Alexandre destaca que, dos 86 envolvidos inicialmente no caso, o procurador geral da República só isentou Serys e um deputado. Ele cita ainda uma decisão da Justiça do Mato Grosso, em que o magistrado afirma que a família Vedoin não faz acusações contra a senadora, mas contra o genro dela. Por fim, Alexandre Slhessarenko destaca que o Supremo Tribunal Federal (STF) concedeu certidão de “nada consta” à senadora sobre a Operação Sanguessuga. Veja certidão referente ao período até julho de 2007.
Para exemplificar o fato de que a senadora Serys não tem nada a ver com a máfia, o filho da parlamentar enviou uma sentença em que ela perdeu uma disputa com a família Vedoin. A senadora queria que os donos da Planam fossem condenados por calúnia, injúria e difamação por conta do que Luiz
Antônio e Darci Vedoin disseram à CPI das Ambulâncias e à Justiça Federal. Mas o juiz considerou que não houve ofensa a Serys. “As supostas ofensas não foram proferidas contra ela, mas contra seu genro”, diz o magistrado na decisão, de julho de 2007. “Não foi a senadora Serys Slheressarenko e sim o seu genro sr. Paulo Roberto, quem supostamente teria praticado as condutas ilícitas.” A decisão enviada ao Congresso em Foco, que não cita o nome do juiz e a vara onde trabalha, condenou Serys ao pagamento das custas judiciais do processo. Veja íntegra da decisão
WELLINGTON FAGUNDES
(PR-MT), candidato à reeleição de deputado federal. Era do PL, antiga denominação do PR
Foi um dos deputados denunciados pela CPI dos Sanguessugas. No dia 22/12/06, o Conselho de Ética arquivou a denúncia contra o deputado, alegando que o pedido da CPI era “inepto”, pois não havia indícios da participação dele no esquema de irregularidades. Reelegeu-se em 2006.
Acusação e defesa
O empresário Luiz Antônio Vedoin afirma que pagou R$ 100 mil em espécie ao deputado Wellington Fagundes, sendo parte por intermédio de um assessor. A ex-servidora do Ministério da Saúde Maria da Penha Lino citou o deputado como um dos envolvidos no esquema.

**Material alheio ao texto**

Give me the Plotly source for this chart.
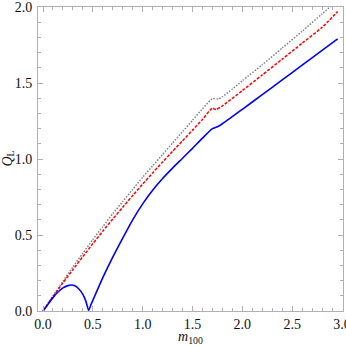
import plotly.graph_objects as go

# Gray dotted curve
gray_x = [0, 0.1, 0.2, 0.3, 0.4, 0.5, 0.6, 0.7, 0.8, 0.9, 1.0, 1.1, 1.2, 1.3, 1.4, 1.5, 1.6, 1.7, 1.76,
          1.8, 1.9, 2.0, 2.2, 2.4, 2.6, 2.8, 2.96]
gray_y = [0, 0.1, 0.195, 0.29, 0.38, 0.47, 0.555, 0.64, 0.72, 0.80, 0.88, 0.955, 1.03, 1.105, 1.18, 1.255,
          1.33, 1.397, 1.395, 1.41, 1.46, 1.515, 1.62, 1.73, 1.84, 1.955, 2.045]

# Red dashed curve
red_x = [0, 0.1, 0.2, 0.3, 0.4, 0.5, 0.6, 0.7, 0.8, 0.9, 1.0, 1.1, 1.2, 1.3, 1.4, 1.5, 1.6, 1.7, 1.735,
         1.8, 2.0, 2.2, 2.4, 2.6, 2.8, 2.956]
red_y = [0, 0.095, 0.185, 0.272, 0.358, 0.443, 0.525, 0.605, 0.683, 0.76, 0.835, 0.908, 0.98, 1.05, 1.12,
         1.19, 1.26, 1.335, 1.325, 1.35, 1.45, 1.553, 1.657, 1.762, 1.866, 1.97]

# Blue solid curve
blue_x = [0, 0.05, 0.1, 0.15, 0.2, 0.25, 0.284, 0.32, 0.36, 0.4, 0.43, 0.458, 0.48, 0.52, 0.6, 0.7, 0.8,
          0.9, 1.0, 1.1, 1.2, 1.3, 1.4, 1.5, 1.6, 1.7, 1.75, 1.8, 2.0, 2.2, 2.4, 2.6, 2.8, 2.956]
blue_y = [0, 0.045, 0.088, 0.125, 0.152, 0.167, 0.171, 0.166, 0.145, 0.11, 0.065, 0.005, 0.04, 0.10, 0.22,
          0.355, 0.48, 0.60, 0.705, 0.795, 0.872, 0.94, 1.005, 1.07, 1.137, 1.20, 1.212, 1.232, 1.327,
          1.423, 1.52, 1.617, 1.714, 1.79]

x_ticks = [0, 0.5, 1.0, 1.5, 2.0, 2.5, 3.0]
y_ticks = [0, 0.5, 1.0, 1.5, 2.0]

fig = go.Figure()
fig.add_trace(go.Scatter(x=gray_x, y=gray_y, mode="lines",
                         line=dict(color="rgb(128,128,128)", width=1.5, dash="1.5px,1.5px", shape="spline", smoothing=0.6)))
fig.add_trace(go.Scatter(x=red_x, y=red_y, mode="lines",
                         line=dict(color="rgb(255,0,0)", width=1.5, dash="3px,1.5px", shape="spline", smoothing=0.6)))
fig.add_trace(go.Scatter(x=blue_x, y=blue_y, mode="lines",
                         line=dict(color="rgb(0,0,255)", width=1.6, shape="spline", smoothing=0.6)))

axis_common = dict(
    showgrid=False, zeroline=False, showline=True, linecolor="#b0b0b0", linewidth=1,
    mirror="allticks", ticks="inside", ticklen=5, tickcolor="#b0b0b0", tickwidth=1,
    tickfont=dict(family="Liberation Serif", size=14, color="#111"),
    tickformat=".1f", automargin=False, ticklabeloverflow="allow",
)

fig.update_layout(
    width=346, height=346,
    margin=dict(l=38, r=3, t=7, b=35),
    paper_bgcolor="white", plot_bgcolor="white",
    showlegend=False,
    xaxis=dict(range=[-0.0502, 3.010], tickvals=x_ticks, ticklabelstandoff=0,
               minor=dict(dtick=0.1, ticks="inside", ticklen=3, tickcolor="#b0b0b0", showgrid=False),
               **axis_common),
    yaxis=dict(range=[0, 2.0], tickvals=y_ticks, ticklabelstandoff=2,
               minor=dict(dtick=0.1, ticks="inside", ticklen=3, tickcolor="#b0b0b0", showgrid=False),
               **axis_common),
    annotations=[
        dict(text="<i>m</i><sub>100</sub>", x=0.5, y=-0.052, xref="paper", yref="paper",
             xanchor="center", yanchor="top", showarrow=False,
             font=dict(family="Liberation Serif", size=14, color="#111")),
        dict(text="<i>Q</i><sub>L</sub>", x=-0.1, y=0.5, xref="paper", yref="paper",
             xanchor="center", yanchor="middle", showarrow=False, textangle=-90,
             font=dict(family="Liberation Serif", size=14, color="#111")),
    ],
)

fig.write_html("out.html", config={"displayModeBar": False},
               post_script="document.body.style.margin='0px';")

Em sua defesa, Fagundes nega recebimento de propinas em troca de direcionamento de licitações ou qualquer acordo com os donos da Planam. Afirma que seu gabinete não tinha contato rotineiro com os Vedoin. Fagundes diz que tinha ouvido falar na atuação da Planam somente porque era empresa de seu estado.
A assessoria do deputado Wellington Fagundes encaminhou ao site sentenças do juiz José Pires da Cunha, da 5ª Vara Federal do Mato Grosso, de abril de 2007, na qual ele absolve o deputado de participação na máfia das ambulâncias. O magistrado afirma que o parlamentar sequer apresentou emendas entre 2001 e 2003. Em 2004, as duas emendas para compra de ambulâncias resultaram em licitações que não beneficiaram as empresas da família Vedoin, disse Cunha. Relatório da Controladoria Geral da União confirma a informação. Por causa disso, o juiz rejeitou a denúncia do Ministério Público por improbidade administrativa conta Fagundes. Em recurso do MP, o magistrado determinou extinção do processo.